Show that ##(x-a)(x-b)=b^2## has real roots- Quadratics

[chwala]

Homework Statement

Show that $(x-a)(x-b)=b^2$ has real roots

Relevant Equations

discriminant

If we have a quadratic equation, $px^2+qx+d$ then it follows that for real roots; The discriminant
$D= q^2-4pd≥0$ therefore on expanding $(x-a)(x-b)=b^2$ we get,
$x^2-bx-ax+ab-b^2=0$
$a^2+2ab+b^2-4ab+4b^2≥0$
$a^2-2ab+b^2+4b^2≥0$,
$(a-b)^2+4b^2≥0$
since, $(a-b)^2 ≥0$ and $4b^2≥0$ is true for any value of $a,b ∈ℝ$ then our proof is complete. Thanks guys Bingo!
Is there another way of proving this?

 

[brotherbobby]

First, please differentiate between the coefficients $A, B, C$ of the general equation $Ax^2+Bx+C=0$ and those ($a,b,c$) of yours.
Rearrange your equation and apply the real condition for the discriminant and see where that leads you.

 

[Office_Shredder]

Another approach. There's an obvious value of $x$ such that $y=(x-a)(x-b)-b^2$ has a point lying below the x axis. It also has a positive $x^2,$ coefficient, so just intersect the x-axis in two places.

For your method, do you know how to actually prove the last line is true? It's not a super tricky inequality, but I think requires justification.

 

[brotherbobby]

Another approach. There's an obvious value of $x$ such that $y=(x-a)(x-b)-b^2$ has a point lying below the x axis. It also has a positive $x^2,$ coefficient, so just intersect the x-axis in two places.

For your method, do you know how to actually prove the last line is true? It's not a super tricky inequality, but I think requires justification.

Yes. I don't want to give it away for the OP @chwala to see how it is, but the discriminant ($\mathscr{D} = B^2-4AC$) came as a sum of two squares in the end and therefore has to be greater than or equal to 0.

 

[chwala]

First, please differentiate between the coefficients $A, B, C$ of the general equation $Ax^2+Bx+C=0$ and those ($a,b,c$) of yours.
Rearrange your equation and apply the real condition for the discriminant and see where that leads you.
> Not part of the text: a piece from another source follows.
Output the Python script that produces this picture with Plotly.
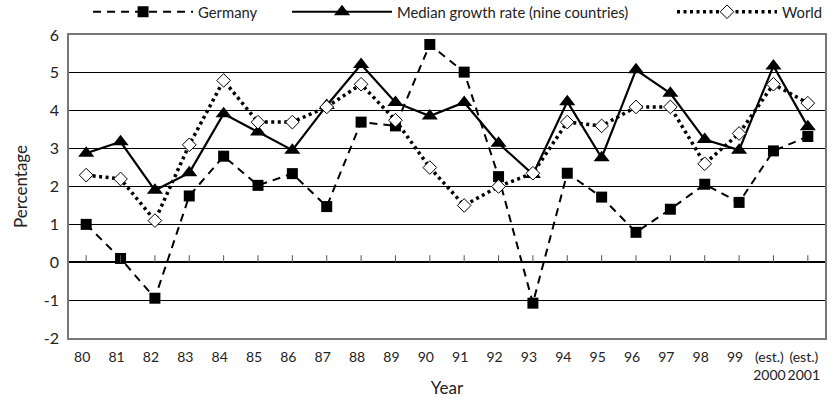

I will look into this later...

 

[chwala]

If we have a quadratic equation, $px^2+qx+d$ then it follows that for real roots; The discriminant
$D= q^2-4pd≥0$ therefore on expanding $(x-a)(x-b)=b^2$ we get,
$x^2-bx-ax+ab-b^2=0$
$a^2+2ab+b^2-4ab+4b^2≥0$
$a^2-2ab+b^2+4b^2≥0$,
$(a-b)^2+4b^2≥0$
since, $(a-b)^2 ≥0$ and $4b^2≥0$ is true for any value of $a,b ∈ℝ$ then our proof is complete. Thanks guys Bingo!

 

[Steve4Physics]

There is a simple ‘geometrical’ view which shows the proposition is obviously true. It may be equivalent to what @Office_Shredder said in Post #3.

y = (x-a)(x-b) is an ‘upright’ parabola with real roots (x=a and x=b). So its vertex is always below the x-axis.

Shifting the parabola in the downwards (-y direction) by an amount S (S≥0) gives a new parabola, y = (x-a)(x-b) – S.

This new parabola must also have real roots because the (downwards-shifted, upright) parabola must still intersect the x-axis at two points.

That means (x-a)(x-b) = S always has real roots (provided S≥0).